Strictly speaking, neither act nor potency can be properly defined because they are first principles of being. They do not have a proper genus nor a proper differentia. However, they can be described.
The notion of act can only be derived from examples. For example, we say that a thing is in act when it exists, or when it exercises its own existence. A person is in the act of seeing when he or she has the perfection of vision. Thus, act may also be described as perfection.
Potency is best described in relation to act. Potency is the capacity for act.
While potency can be described in relation to act, act cannot be described in relation to potency.
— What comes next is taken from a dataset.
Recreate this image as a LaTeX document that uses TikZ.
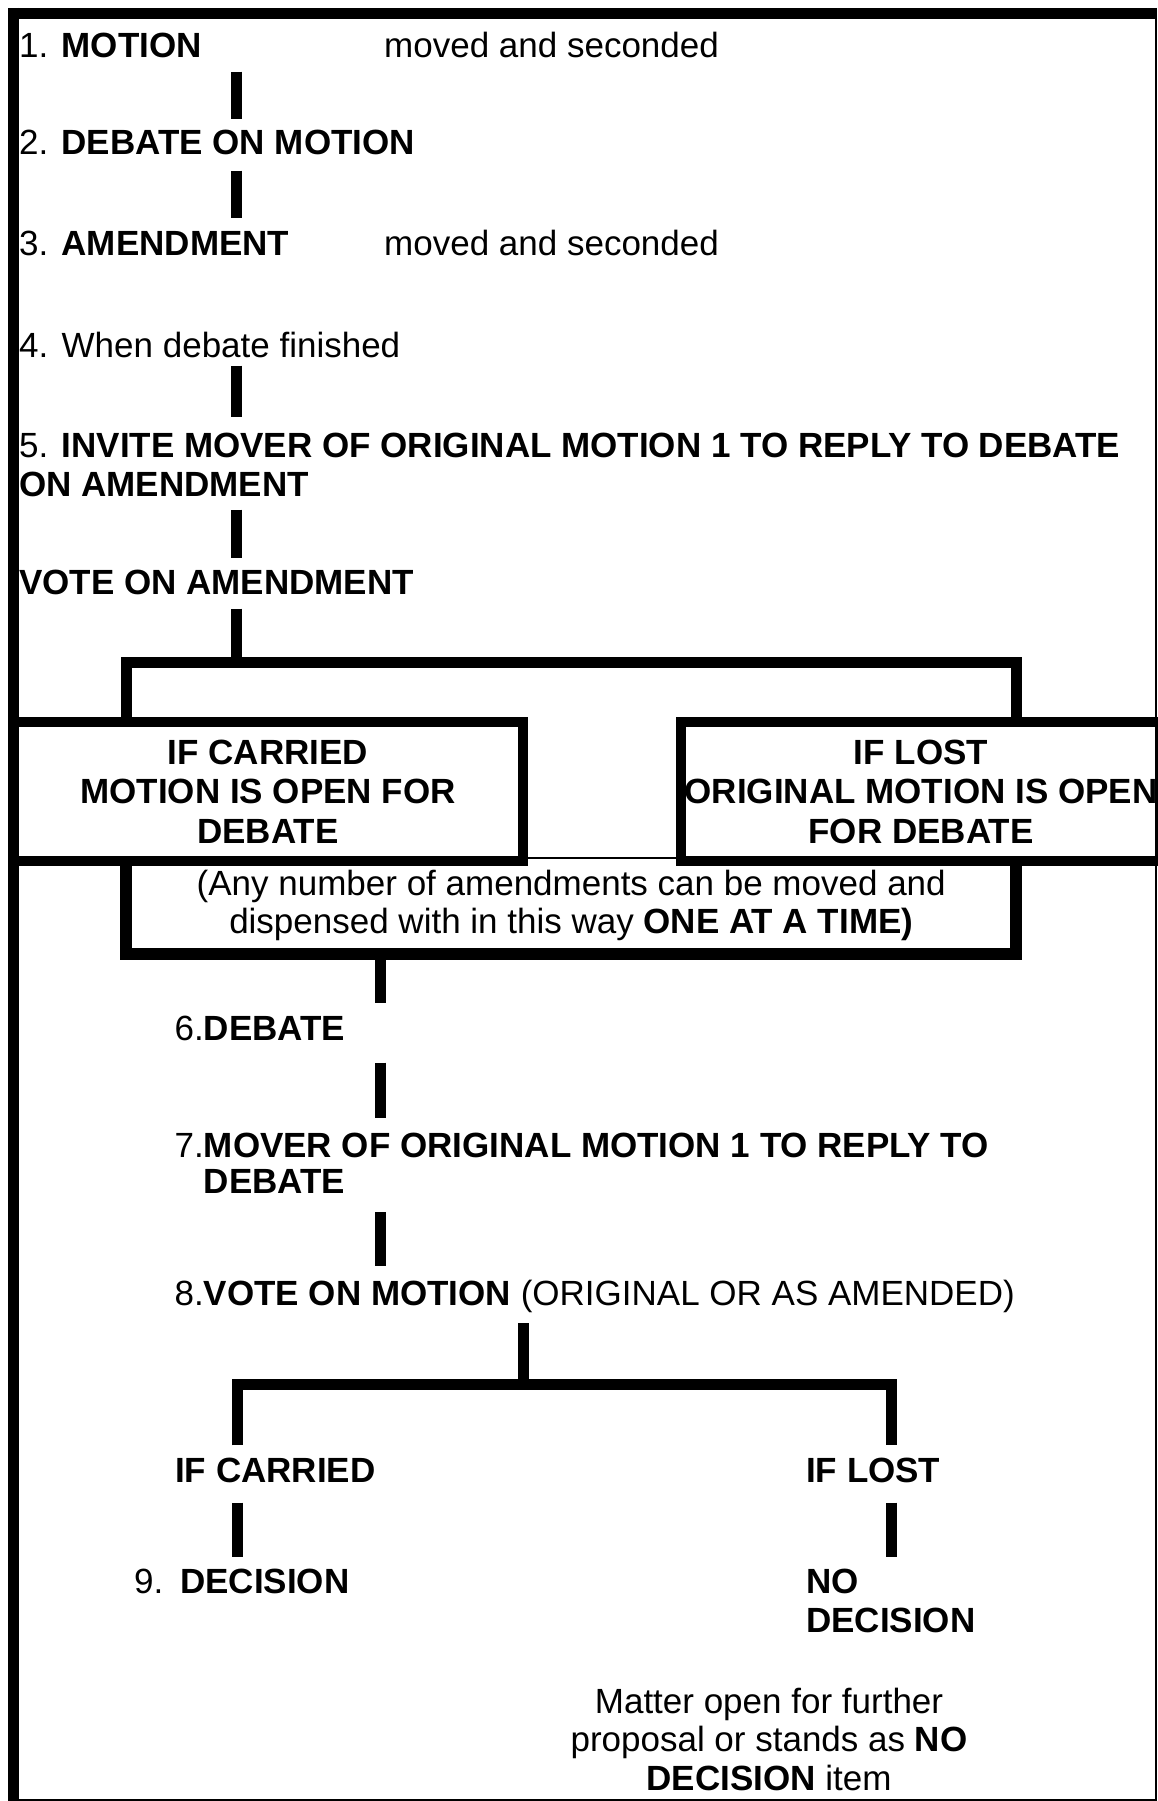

Because the first thing known by the intellect is a being-in-act, a being in the act of existing, or an intelligible reality. And we derive the concept of being-in-potency only from the concept of being-in-act.
Between actual being and mere nothing there is a real entity, called potency. Potency is not like privation, which is the simple lack or absence of act. Unlike privation, potency is a possible being in act, whereas a privation is not. For example, blindness is a privation, and doesn’t have any reality except in the mind. It is just a being of reason. On the other hand, prime matter, which is a pure potency, exists in real substances in the world. The latent capacity of material substances to change into a different substance IS its prime matter. This latent capacity is real. Therefore, prime matter is real, but it cannot exist apart from the substance.
Prime matter cannot exist without form because, as pure potency, it is an indeterminate being. But nothing in the world exists indeterminately. Everything that actually exists must exist as a determinate kind of being. Therefore, there is no such thing as pure prime matter or pure potency without form in the world. Prime matter can only exist as co-principle with substantial form in a material substance.